If any monies come into the trust, the trustees have a duty to invest it, unless it is being paid out to a beneficiary straight away. Any investment must be authorised by the trust deed and most deeds now contain wide powers of investment.
However, if the deed has no specific investment powers then the investment is governed by the Trustee Act 2000 (England & Wales only).
The act provides the trustees with the ability to make exactly the same type of investment as if they were the outright owners of the trust's assets.
So, the trustees hold the legal title, while the beneficiaries can hold the beneficial title in a variety of ways.
Where a beneficiary holds an absolute interest in the trust asset, which cannot be taken away without their consent, on their death the value of their beneficial interest will become part of their estate to be dealt with either by their will or the rules of intestacy.
It also means that provided the beneficiary is of full age (18 years in England and Wales, 16 years in Scotland) and of sound mind they can demand that the trust is wound up, in respect of the property, from the trustees.
A beneficiary that is entitled to the income from the trust property for life but cannot receive capital has a life interest. Such a beneficiary is called a life tenant (a ‘liferenter’ in Scotland).
After a life tenant dies, the property passes to the next beneficiaries who are called remainder men. The remainder men only get a full interest after the death of the life tenant; until then their interest is known as a reversionary interest.

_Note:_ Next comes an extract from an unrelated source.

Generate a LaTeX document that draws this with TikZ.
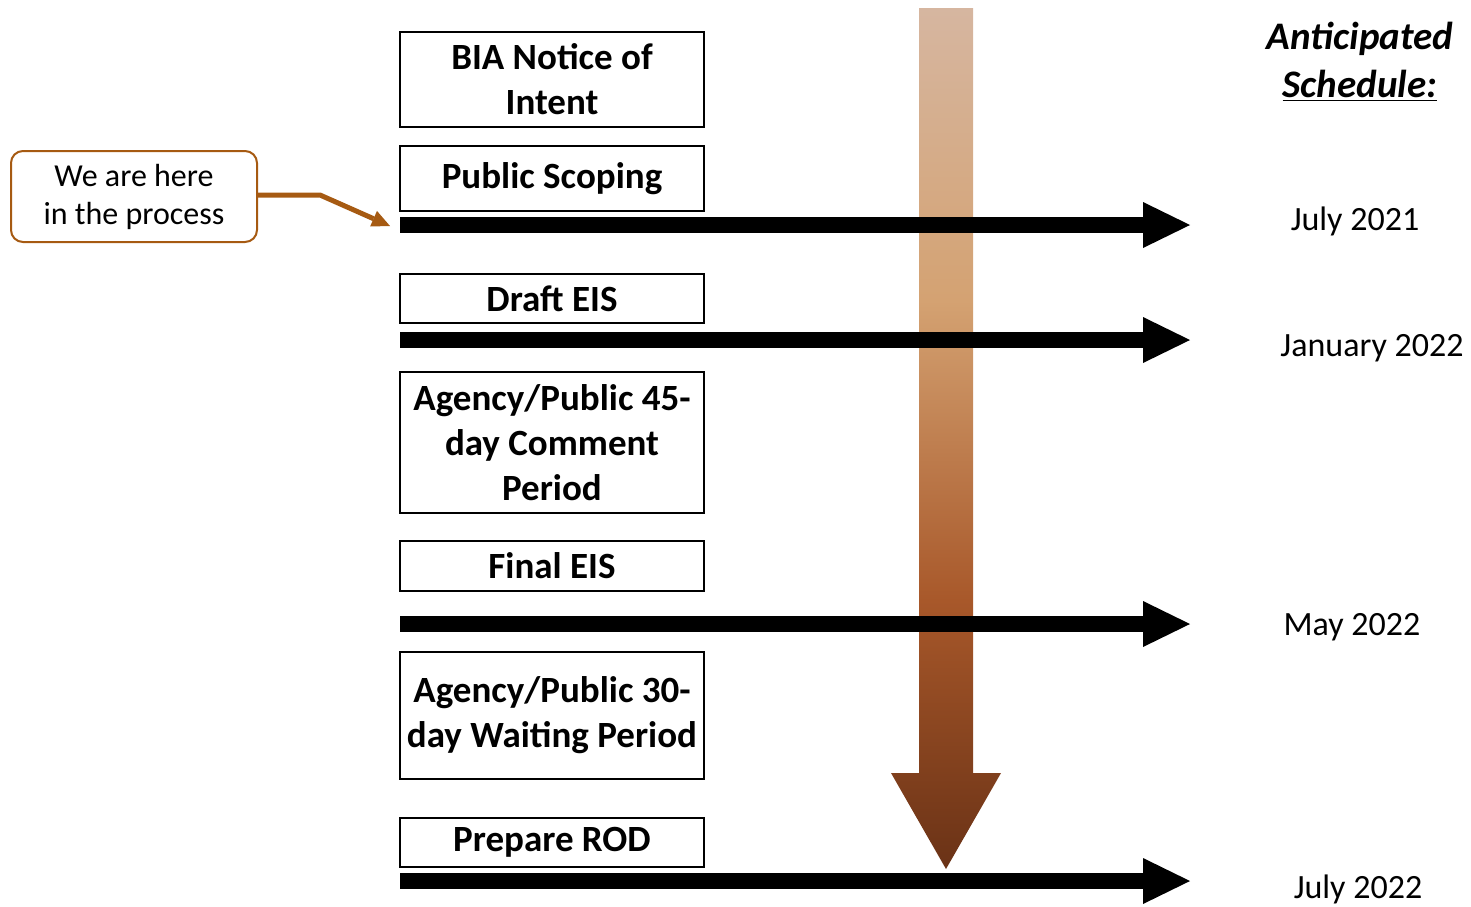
\documentclass[tikz,border=0pt]{standalone}
\usepackage{fontspec}
\setmainfont{Carlito}
\definecolor{callbrown}{RGB}{166, 90, 18}
\definecolor{flowtop}{RGB}{214, 182, 160}
\definecolor{flowmid}{RGB}{212, 162, 114}
\definecolor{flowlow}{RGB}{168, 88, 42}
\definecolor{flowbot}{RGB}{106, 50, 22}
\usetikzlibrary{arrows.meta, positioning, calc}
\pgfdeclareverticalshading{timeflow}{100bp}{color(0bp)=(flowbot); color(25bp)=(flowbot); color(40.6bp)=(flowlow); color(58bp)=(flowmid); color(75bp)=(flowtop); color(100bp)=(flowtop)}
\tikzset{
  stagebox/.style={draw, line width=1pt, minimum width=152pt, inner sep=2pt, align=center,
    font=\fontsize{18.5}{22.5}\selectfont\bfseries},
  timeline/.style={line width=8pt, -{Triangle[length=23.5pt, width=23pt, line width'=0pt]}},
  datelabel/.style={font=\fontsize{17}{20}\selectfont},
  callbox/.style={draw=callbrown, line width=1pt, rounded corners=6pt, minimum width=123pt,
    minimum height=45.5pt, align=center, font=\fontsize{16}{19}\selectfont},
  callline/.style={callbrown, line width=2.5pt, -{Triangle[length=9pt, width=8.5pt, line width'=0pt]}}
}

\begin{document}
\begin{tikzpicture}[x=0.5pt, y=-0.5pt]
  \useasboundingbox (0,0) rectangle (1471,906);

  % Flow of time
  \shade[shading=timeflow] (919,8) -- (973,8) -- (973,773) -- (1001,773) -- (946,869)
    -- (891,773) -- (919,773) -- cycle;

  % Stages
  \node[stagebox, minimum height=47.5pt] (notice) at (552,79.5) {BIA Notice of\\Intent};
  \node[stagebox, minimum height=32.5pt] (scoping) at (552,178.5) {Public Scoping};
  \node[stagebox, minimum height=24.5pt] (draft) at (552,298.5) {Draft EIS};
  \node[stagebox, minimum height=70.5pt] (comment) at (552,442.5) {Agency/Public 45-\\day Comment\\Period};
  \node[stagebox, minimum height=25pt] (final) at (552,566) {Final EIS};
  \node[stagebox, minimum height=63.5pt] (waiting) at (552,715.5) {Agency/Public 30-\\day Waiting Period};
  \node[stagebox, minimum height=24.5pt] (rod) at (552,842.5) {Prepare ROD};

  % Milestones
  \coordinate (m1s) at (400,225);  \coordinate (m1e) at (1190,225);
  \coordinate (m2s) at (400,340);  \coordinate (m2e) at (1190,340);
  \coordinate (m3s) at (400,624);  \coordinate (m3e) at (1190,624);
  \coordinate (m4s) at (400,881);  \coordinate (m4e) at (1190,881);
  \draw[timeline] (m1s) -- (m1e);
  \draw[timeline] (m2s) -- (m2e);
  \draw[timeline] (m3s) -- (m3e);
  \draw[timeline] (m4s) -- (m4e);

  % Schedule
  \node[font=\fontsize{19.5}{24}\selectfont\bfseries\itshape, align=center] (sched) at (1360,62)
    {Anticipated\\\underline{Schedule:}};
  \node[datelabel] (d1) at (1355,221) {July 2021};
  \node[datelabel] (d2) at (1372,348) {January 2022};
  \node[datelabel] (d3) at (1352,627) {May 2022};
  \node[datelabel] (d4) at (1358,889) {July 2022};

  % Callout
  \node[callbox] (here) at (134,196.5) {We are here\\in the process};
  \coordinate (herept) at (390,226);
  \draw[callline] (here.east |- 0,195) -- (320,195) -- (herept);
\end{tikzpicture}
\end{document}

Where the beneficiary’s interest is dependent upon a particular event, that beneficiary is deemed to have a contingent interest. An example of a contingent interest is, ‘In trust for the benefit of ‘X’ upon attaining the age of 25’.
Holding the beneficial title to the trust asset gives the beneficiaries certain rights, which can include the right to know that they are beneficiaries, the right to see trust documentation, including the trust deed itself, and the right to see the trust’s financial records.
Trusts are set up for a variety of reasons. Some can prevent young people from getting their hands on assets before the settlor thinks they are ready, other trusts can remove property and investments from the settlor’s estate for inheritance tax purposes.
Choosing the right one is crucial and this is where seeking professional advice is beneficial.